Exercise description –
Every line below that mentions the word "this" should be copied out.

Excerpted data –
··········

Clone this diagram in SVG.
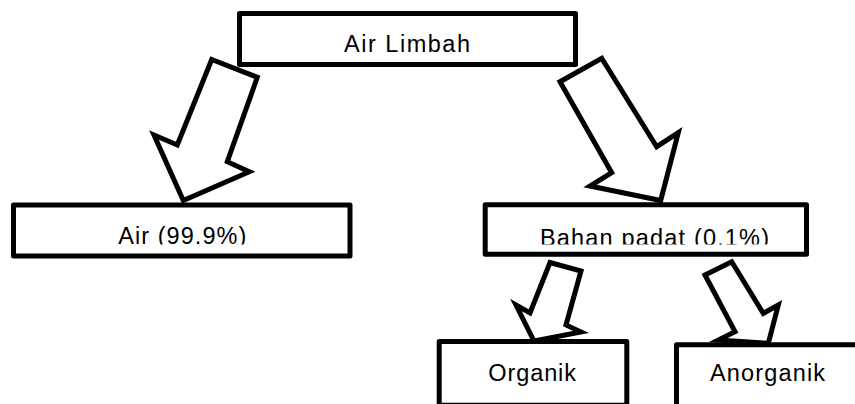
<svg xmlns="http://www.w3.org/2000/svg" width="855" height="404" viewBox="0 0 855 404">
<style>
.box{fill:#fff;stroke:#000;stroke-width:5;stroke-linejoin:round}
.arr{fill:#fff;stroke:#000;stroke-width:5;stroke-linejoin:miter;stroke-miterlimit:10}
.lbl{font-family:"Liberation Sans",Arial,sans-serif;font-size:23.5px;fill:#000}
</style>
<defs>
<clipPath id="clipMid"><rect x="0" y="0" width="855" height="244.4"/></clipPath>
</defs>
<rect width="855" height="404" fill="#fff"/>
<g id="node-air-limbah">
<rect class="box" x="239.5" y="13.5" width="336" height="51"/>
<text class="lbl" x="344" y="52.3" textLength="126">Air Limbah</text>
</g>
<g id="node-air">
<rect class="box" x="13.5" y="205" width="336.5" height="51"/>
<text class="lbl" x="118.3" y="243.6" textLength="128" clip-path="url(#clipMid)">Air (99.9%)</text>
</g>
<g id="node-bahan-padat">
<rect class="box" x="485.2" y="204.8" width="321.3" height="49.5"/>
<text class="lbl" x="540" y="245.6" textLength="229" clip-path="url(#clipMid)">Bahan padat (0.1%)</text>
</g>
<g id="node-organik">
<rect class="box" x="439.2" y="341.5" width="187.6" height="63.7"/>
<text class="lbl" x="488.3" y="381" textLength="87.7">Organik</text>
</g>
<g id="node-anorganik">
<rect class="box" x="676.5" y="344.8" width="230" height="80"/>
<text class="lbl" x="710" y="381" textLength="115">Anorganik</text>
</g>
<g id="connectors">
<polygon class="arr" points="211.7,59.5 257.3,77.3 227.3,161.7 249.3,171.7 183.3,200.5 154,135 177.3,145"/>
<polygon class="arr" points="560,81.7 601.7,58.3 656.7,146.7 678.3,132.7 660.7,200.5 590,186 611.7,172.7"/>
<polygon class="arr" points="550,262.5 581,271 566,325 581,332 534,341 516,305 530,313"/>
<polygon class="arr" points="705,275 731.7,261.7 763.3,313.3 778.3,305 768.3,343.3 718.3,340 735,331.7"/>
</g>
</svg>
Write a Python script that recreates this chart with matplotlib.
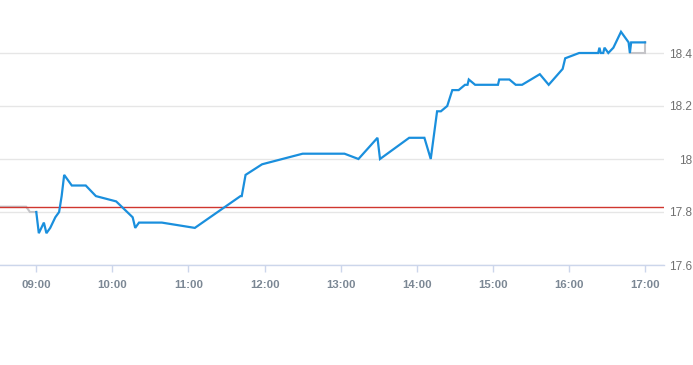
import matplotlib
matplotlib.use("Agg")
import matplotlib.pyplot as plt
from matplotlib.ticker import FuncFormatter

plt.rcParams["font.family"] = ["Liberation Sans", "DejaVu Sans"]

# intraday price (blue)
times = [
    "09:00", "09:02", "09:06", "09:08", "09:11", "09:15", "09:18", "09:20", "09:22", "09:28",
    "09:39", "09:47", "10:03", "10:16", "10:18", "10:21", "10:39", "11:05", "11:41", "11:42",
    "11:45", "11:58", "12:30", "13:03", "13:14", "13:29", "13:31", "13:54", "14:06", "14:11",
    "14:16", "14:19", "14:24", "14:28", "14:33", "14:38", "14:40", "14:41", "14:46", "15:04",
    "15:05", "15:13", "15:18", "15:23", "15:37", "15:44", "15:55", "15:57", "16:08", "16:23",
    "16:24", "16:25", "16:27", "16:28", "16:31", "16:35", "16:41", "16:47", "16:48", "16:49",
    "17:00",
]
prices = [
    17.80, 17.72, 17.76, 17.72, 17.74, 17.78, 17.80, 17.86, 17.94, 17.90,
    17.90, 17.86, 17.84, 17.78, 17.74, 17.76, 17.76, 17.74, 17.86, 17.86,
    17.94, 17.98, 18.02, 18.02, 18.00, 18.08, 18.00, 18.08, 18.08, 18.00,
    18.18, 18.18, 18.20, 18.26, 18.26, 18.28, 18.28, 18.30, 18.28, 18.28,
    18.30, 18.30, 18.28, 18.28, 18.32, 18.28, 18.34, 18.38, 18.40, 18.40,
    18.42, 18.40, 18.40, 18.42, 18.40, 18.42, 18.48, 18.44, 18.40, 18.44,
    18.44,
]

# grey series outside the session
pre_times = ["08:30", "08:52", "08:55", "09:00"]
pre_prices = [17.82, 17.82, 17.80, 17.80]
post_times = ["16:48", "17:00", "17:00"]
post_prices = [18.40, 18.40, 18.44]

prev_close = 17.82
y_ticks = [17.6, 17.8, 18.0, 18.2, 18.4]
x_ticks = ["09:00", "10:00", "11:00", "12:00", "13:00", "14:00", "15:00", "16:00", "17:00"]


def to_hours(t):
    h, m = t.split(":")
    return int(h) + int(m) / 60


fig = plt.figure(figsize=(6.93, 3.65), dpi=100)
ax = fig.add_axes([0, 100 / 365, 664 / 693, 265 / 365])

ax.plot([to_hours(t) for t in pre_times], pre_prices, color="#c4c4c8", lw=1.5, zorder=2,
        solid_joinstyle="miter")
ax.plot([to_hours(t) for t in post_times], post_prices, color="#c4c4c8", lw=1.5, zorder=2,
        solid_joinstyle="miter")
ax.plot([to_hours(t) for t in times], prices, color="#1a8fdd", lw=1.6, zorder=3,
        solid_joinstyle="miter")
ax.axhline(prev_close, color="#d0362f", lw=1, zorder=2)

ax.set_xlim(8 + 31.4 / 60, 17 + 14.9 / 60)
ax.set_ylim(17.6, 18.6)

ax.set_yticks(y_ticks)
ax.yaxis.set_major_formatter(FuncFormatter(lambda v, p: f"{v:g}"))
ax.yaxis.tick_right()
ax.tick_params(axis="y", length=0, pad=20, labelsize=8.5, labelcolor="#707070")
for lbl in ax.get_yticklabels():
    lbl.set_horizontalalignment("right")
ax.grid(axis="y", color="#e6e6e6", lw=1, zorder=0)

ax.set_xticks([to_hours(t) for t in x_ticks])
ax.set_xticklabels(x_ticks)
ax.tick_params(axis="x", length=5, width=1, color="#ccd6eb", pad=6, labelsize=8.2,
               labelcolor="#7b8794")
for lbl in ax.get_xticklabels():
    lbl.set_fontweight("bold")

for side in ["top", "left", "right"]:
    ax.spines[side].set_visible(False)
ax.spines["bottom"].set_color("#ccd6eb")
ax.spines["bottom"].set_linewidth(1)

fig.savefig("out.png", dpi=100)
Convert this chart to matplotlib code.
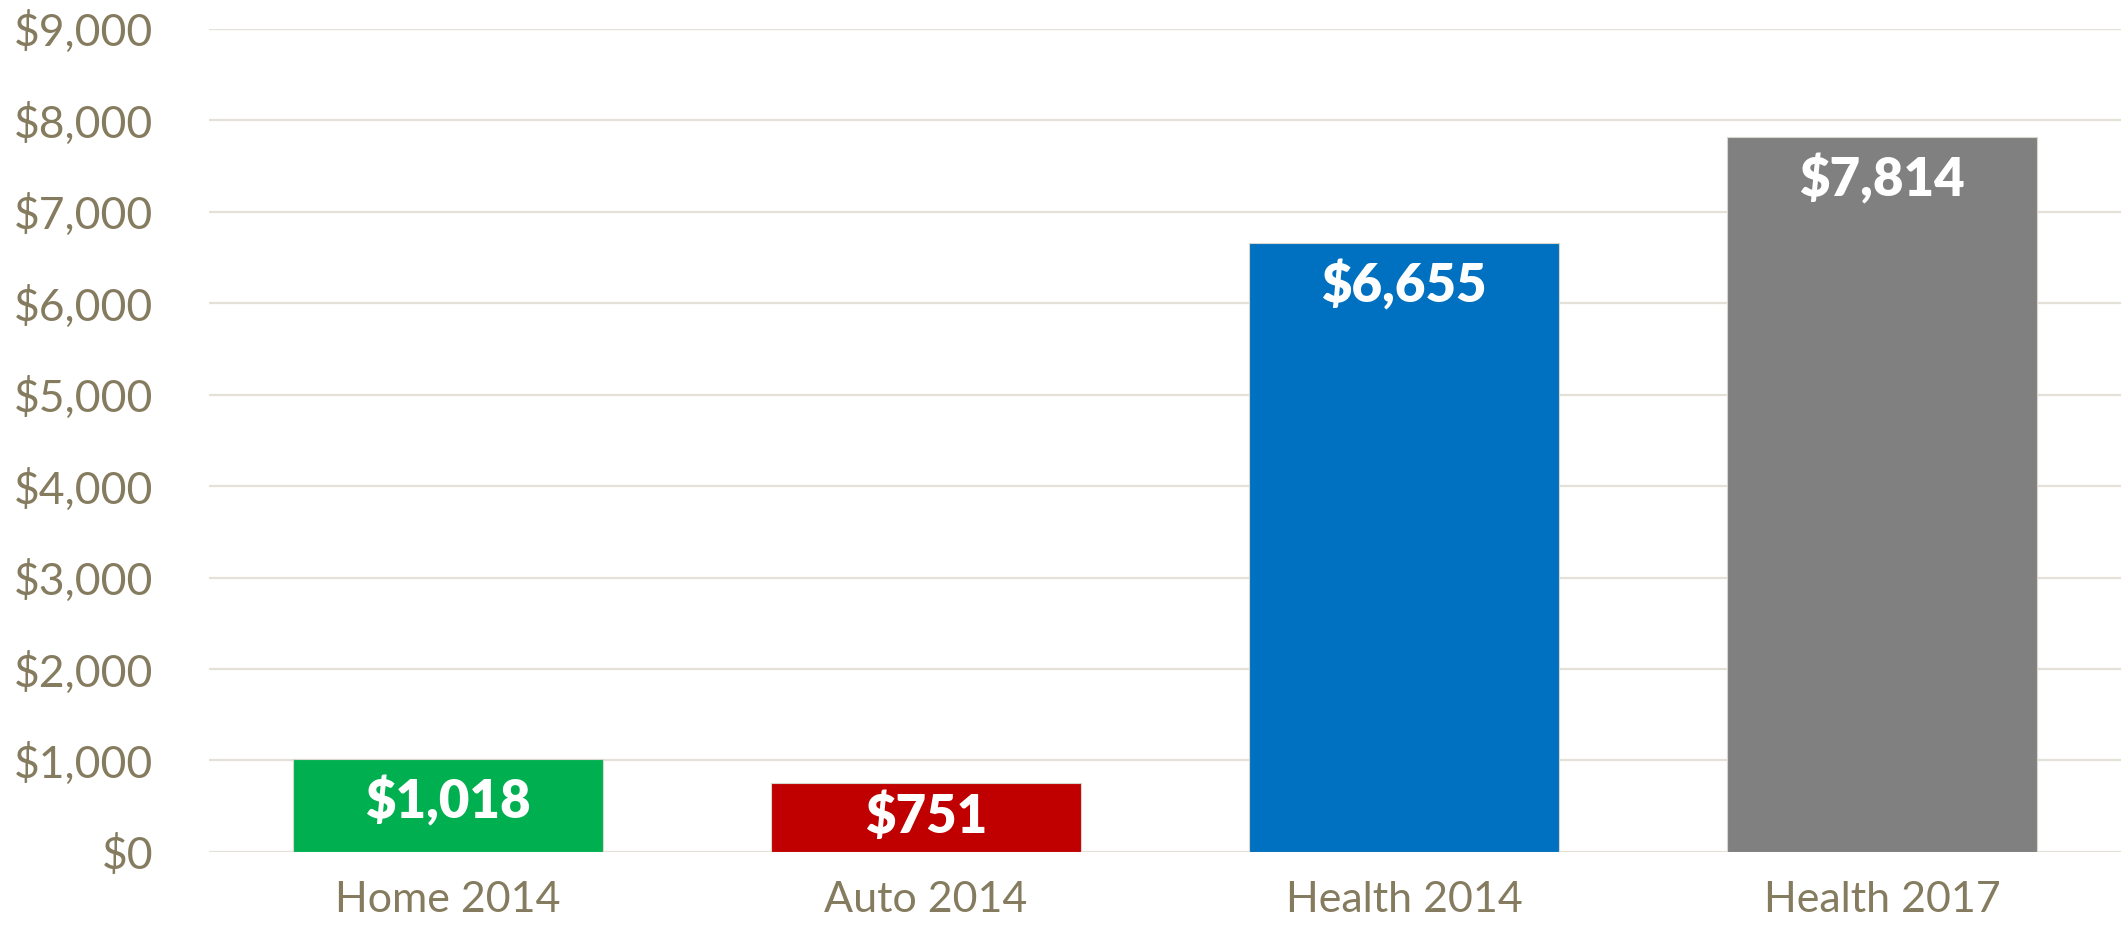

··········

Exercise answer –
Clone this diagram in SVG.
Write a Python script that recreates this chart with matplotlib.
Convert this chart to matplotlib code.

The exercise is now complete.